Llega mayo y con él, otro fantasma; este es de carne y hueso. Un amor imposible del pasado. Antes de abrazarnos se ducha y el espectro lo observa con recelo. Él siente un aire frío y cree que la puerta no ha cerrado bien. Yo creo que es ella y su humareda de soledad.
Esa noche el colchón se cubre de diamantina; todo huele a rosas, café y desnudez. El espíritu desaparece por tres días.
En junio la pandemia comienza a dejar las marcas de sus colmillos. La economía no va bien, eso dicen los clientes; habrá recortes y muchos comienzan a prescindir de mis servicios profesionales.
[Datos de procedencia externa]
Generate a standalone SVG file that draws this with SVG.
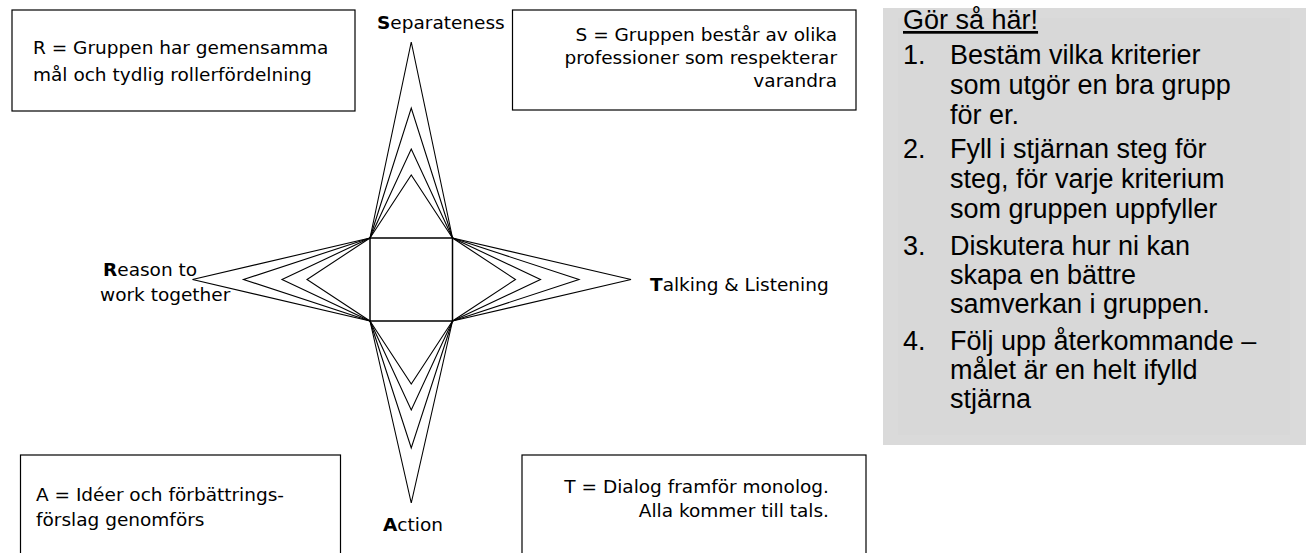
<svg xmlns="http://www.w3.org/2000/svg" width="1309" height="553" viewBox="0 0 1309 553">
<style>
.box{fill:#fff;stroke:#000;stroke-width:1.2}
.cs{font-family:"DejaVu Sans",sans-serif;font-size:18.5px;fill:#000}
.b{font-weight:bold}
.spike{fill:none;stroke:#000;stroke-width:1.1;stroke-linejoin:miter}
.sq{fill:none;stroke:#000;stroke-width:1.5}
.ar{font-family:"Liberation Sans",Arial,sans-serif;font-size:27px;fill:#000}
</style>
<rect width="1309" height="553" fill="#fff"/>

<g id="panel">
<rect x="883" y="8" width="423" height="437" fill="#dadada"/>
<rect x="898" y="18" width="392" height="417" fill="#d8d8d8"/>
<text class="ar" x="903" y="29" text-decoration="underline">Gör så här!</text>
<text class="ar" x="903" y="64">1.</text>
<text class="ar" x="950" y="64">Bestäm vilka kriterier</text>
<text class="ar" x="950" y="94">som utgör en bra grupp</text>
<text class="ar" x="950" y="124">för er.</text>
<text class="ar" x="903" y="158">2.</text>
<text class="ar" x="950" y="158">Fyll i stjärnan steg för</text>
<text class="ar" x="950" y="188">steg, för varje kriterium</text>
<text class="ar" x="950" y="218">som gruppen uppfyller</text>
<text class="ar" x="903" y="255">3.</text>
<text class="ar" x="950" y="255">Diskutera hur ni kan</text>
<text class="ar" x="950" y="284">skapa en bättre</text>
<text class="ar" x="950" y="313">samverkan i gruppen.</text>
<text class="ar" x="903" y="350">4.</text>
<text class="ar" x="950" y="350">Följ upp återkommande –</text>
<text class="ar" x="950" y="379">målet är en helt ifylld</text>
<text class="ar" x="950" y="408">stjärna</text>
</g>

<g id="box-R">
<rect class="box" x="12" y="10" width="343" height="101"/>
<text class="cs" x="33" y="54">R = Gruppen har gemensamma</text>
<text class="cs" x="33" y="81">mål och tydlig rollerfördelning</text>
</g>

<g id="box-S">
<rect class="box" x="512.5" y="10" width="343.5" height="100"/>
<text class="cs" x="837" y="41" text-anchor="end">S = Gruppen består av olika</text>
<text class="cs" x="837" y="64" text-anchor="end">professioner som respekterar</text>
<text class="cs" x="837" y="87" text-anchor="end">varandra</text>
</g>

<g id="box-A">
<rect class="box" x="20.5" y="455" width="320" height="110"/>
<text class="cs" x="36" y="501">A = Idéer och förbättrings-</text>
<text class="cs" x="36" y="526">förslag genomförs</text>
</g>

<g id="box-T">
<rect class="box" x="522" y="455" width="344" height="110"/>
<text class="cs" x="829" y="493" text-anchor="end">T = Dialog framför monolog.</text>
<text class="cs" x="829" y="517" text-anchor="end">Alla kommer till tals.</text>
</g>

<g id="label-S"><text class="cs" x="377" y="29"><tspan class="b">S</tspan>eparateness</text></g>
<g id="label-R"><text class="cs" x="103" y="276"><tspan class="b">R</tspan>eason to</text>
<text class="cs" x="100" y="301">work together</text></g>
<g id="label-T"><text class="cs" x="650" y="291"><tspan class="b">T</tspan>alking &amp; Listening</text></g>
<g id="label-A"><text class="cs" x="383" y="531"><tspan class="b">A</tspan>ction</text></g>

<g id="star">
<rect class="sq" x="370" y="238" width="82.5" height="83"/>
<polyline class="spike" points="370,238 411.25,175 452.5,238"/>
<polyline class="spike" points="370,238 411.25,149 452.5,238"/>
<polyline class="spike" points="370,238 411.25,108 452.5,238"/>
<polyline class="spike" points="370,238 411.25,42 452.5,238"/>
<polyline class="spike" points="370,321 411.25,384 452.5,321"/>
<polyline class="spike" points="370,321 411.25,410 452.5,321"/>
<polyline class="spike" points="370,321 411.25,448 452.5,321"/>
<polyline class="spike" points="370,321 411.25,503 452.5,321"/>
<polyline class="spike" points="370,238 307,279.5 370,321"/>
<polyline class="spike" points="370,238 282,279.5 370,321"/>
<polyline class="spike" points="370,238 243.5,279.5 370,321"/>
<polyline class="spike" points="370,238 192.5,279.5 370,321"/>
<polyline class="spike" points="452.5,238 515.5,279.5 452.5,321"/>
<polyline class="spike" points="452.5,238 540.5,279.5 452.5,321"/>
<polyline class="spike" points="452.5,238 579,279.5 452.5,321"/>
<polyline class="spike" points="452.5,238 631,279.5 452.5,321"/>
</g>
</svg>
“Ya lo sé mami; ya sé que dirás que Dios proveerá”. Pero el espíritu se preocupa cuando le digo a Cassandra que debemos ir a la veterinaria.
La angustia es casi insostenible en julio. Son demasiadas facturas, demasiados pagos y la quincena no rinde. Recorro las habitaciones de la casa y encuentro al fantasma sentado frente al televisor de la sala. “Sí, habrá que venderlo, gracias madre por la idea”, le digo mientras acomoda su cabellera de vapor grisáceo.
Agosto y su semáforo naranja me obligan a buscar alternativas. Necesito consolidar mis deudas, hacer una lista de amigos a quienes pedir dinero, vender ropa, los zapatos que nunca he usado y algunas joyas.
“No mami, prometo no tocar tu colección de monedas ni los anillos, todavía resguardados en la caja de cartón decorada con macarrones que te hice en la primaria”. Parece que el espectro exhala tranquilidad, y le juego una broma: “quizá venda a tu perra, si es que alguien la quiere”.
Inicia septiembre, y ya siento más confianza de salir de mi cárcel sin guardias. Abandono al fantasma de mi madre una vez, luego dos, luego tres. Un día es un café por Insurgentes, otra tarde es un paseo por la Condesa, y alguna noche es “La Guerra de las Galaxias” en un autocinema.
Hoy sigo enclaustrada, pero cada vez necesito más sol y más aire.
Tengo una pausa en el trabajo y aprovecho para sacar a pasear a Cassandra.
El espectro se queda en casa; por un momento olvido que ya son seis meses de vivir con él. Giro la llave en la chapa, jalo el picaporte, abro la puerta y pongo un pie en la calle. Es entonces cuando escucho, por primera vez, un hilo de voz: “Aquí te espero”.